I had a self-portrait in a group show called ‘Identity’ at Dominik Mersch Gallery last year with a mind-blowing collection of artists including Goya, Francis Bacon, Gerhard Richter. My work ‘The Talking Mirror’ was the headliner for the show and contemplated ideas around identity, reflection, and the double. Funnily enough, my friend Lucy (who is often noted to be my doppelganger) was at the opening. Apparently heaps of people went up to her and congratulated her thinking we were the same person. So this question is probably better directed at her (haha).
What has been the proudest moment of your career to date?
Definitely my first solo exhibition that debuted in May this year at Dominik Mersch Gallery. It’s such a beautiful gallery with an oustanding stable of artists. I feel honoured to have had my first major exhibition there. Dominik has been incredibly supportive of my practice for years and I am so grateful for that.
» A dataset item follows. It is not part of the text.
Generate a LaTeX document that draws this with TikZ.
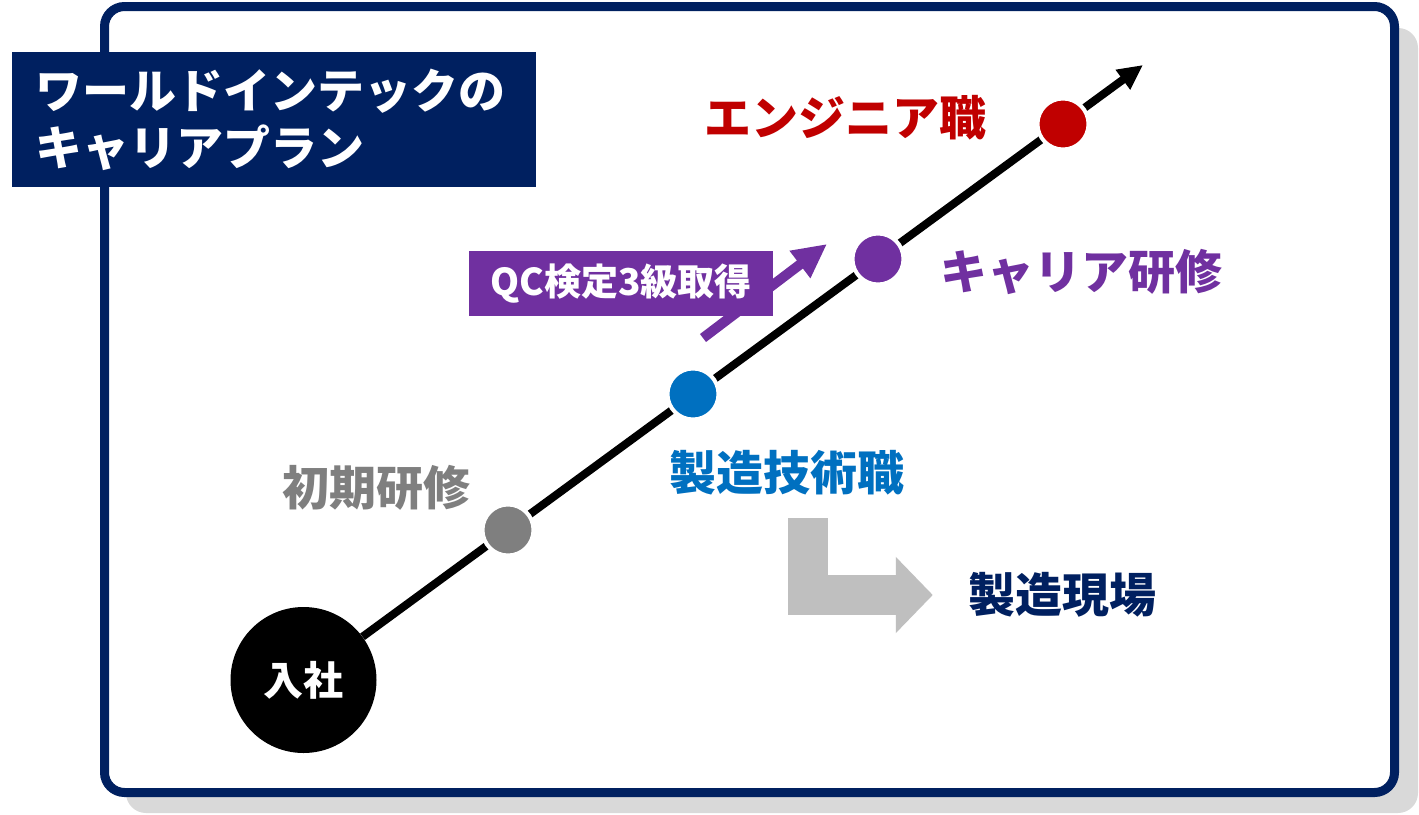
\documentclass[tikz,border=0pt]{standalone}
\usepackage{fontspec}
\setmainfont{Noto Sans CJK JP}
\usepackage{xcolor}
\usepackage{tikz}
\usetikzlibrary{arrows.meta, positioning}
\definecolor{navy}{HTML}{002060}
\definecolor{shadowgray}{HTML}{D9D9D9}
\definecolor{stepgray}{HTML}{7F7F7F}
\definecolor{jobblue}{HTML}{0070C0}
\definecolor{planpurple}{HTML}{7030A0}
\definecolor{engred}{HTML}{C00000}
\definecolor{bendgray}{HTML}{BFBFBF}
\tikzstyle{frame} = [draw=navy, line width=9pt, rounded corners=20pt, fill=white]
\tikzstyle{titlebox} = [rectangle, fill=navy, text=white, align=left, text width=477pt, minimum width=524pt, minimum height=135pt, inner sep=0pt, font=\fontsize{47}{57}\selectfont\bfseries]
\tikzstyle{startcircle} = [circle, fill=black, text=white, minimum size=146pt, inner sep=0pt, font=\fontsize{40}{48}\selectfont\bfseries]
\tikzstyle{milestone} = [circle, draw=white, line width=4pt, minimum size=51pt, inner sep=0pt]
\tikzstyle{steptext} = [inner sep=0pt, font=\fontsize{47}{56}\selectfont\bfseries]
\tikzstyle{qcbox} = [rectangle, fill=planpurple, text=white, minimum width=304pt, minimum height=65pt, inner sep=0pt, font=\fontsize{37}{44}\selectfont\bfseries]
\tikzstyle{mainline} = [line width=8pt, -{Triangle[length=25pt, width=23pt]}]
\tikzstyle{qcarrow} = [planpurple, line width=10pt, -{Triangle[length=34pt, width=32pt]}]
\tikzstyle{bendarrow} = [bendgray, line width=40pt, line join=miter, -{Triangle[length=37pt, width=74pt]}]

\begin{document}
\begin{tikzpicture}[x=1pt, y=-1pt]
  \useasboundingbox (0,0) rectangle (1419,814);
  \fill [shadowgray, rounded corners=20pt] (126,28) rectangle (1418,813);
  \draw [frame] (104.5,6.5) rectangle (1394.5,792.5);

  \node (title) [titlebox] at (274,119.5) {ワールドインテックの\\キャリアプラン};

  \node (ent) [startcircle] at (303.5,680) {入社};
  \coordinate (tip) at (1143,65);
  \draw [mainline] (ent) -- (tip);

  \node (shoki) [milestone, fill=stepgray]   at (508,530) {};
  \node (gijutsu) [milestone, fill=jobblue]  at (693,394) {};
  \node (career) [milestone, fill=planpurple] at (878,259) {};
  \node (eng) [milestone, fill=engred]       at (1063,124) {};

  \node (shokitxt) [steptext, text=stepgray]    at (376,488) {初期研修};
  \node (gijutsutxt) [steptext, text=jobblue]   at (787,473) {製造技術職};
  \node (careertxt) [steptext, text=planpurple] at (1081,272) {キャリア研修};
  \node (engtxt) [steptext, text=engred]        at (845,118) {エンジニア職};
  \node (genba) [steptext, text=navy]           at (1062,595) {製造現場};

  \coordinate (qctail) at (703,338);
  \coordinate (qctip) at (827,244);
  \draw [qcarrow] (qctail) -- (qctip);
  \node (qc) [qcbox] at (621,283.5) {QC検定3級取得};

  \coordinate (bendstart) at (807.5,518);
  \draw [bendarrow, shorten >=35pt] (bendstart) |- (genba.west);
\end{tikzpicture}
\end{document}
The show was titled “Occulere: Vision & Concealment”, and was derived from the Latin word meaning to “conceal”. I was captivated by the similarity this word displayed to the word “ocular”, relating to vision and the eye. I played with a lot of distortion digitally and with water, mirrors, and other reflections. My aim was to discuss fluidity in relation to the way one perceives oneself, and all the dysmorphia and dysphoria that goes along with trying to figure out who you are.

Meng-Yu Yan, “The Talking Mirror” series (2016)
FINAL FIVE
Favourite Book? Anything by Anne Carson
Favourite Film? The Double Life of Veronique
Favourite Band / Musician? HTRK, especially their latest album “Psychic 9-5 Club”
If you weren’t an artist, what would you be? Maybe a filmmaker
If you could change one thing about the world, what would it be? Ending violence.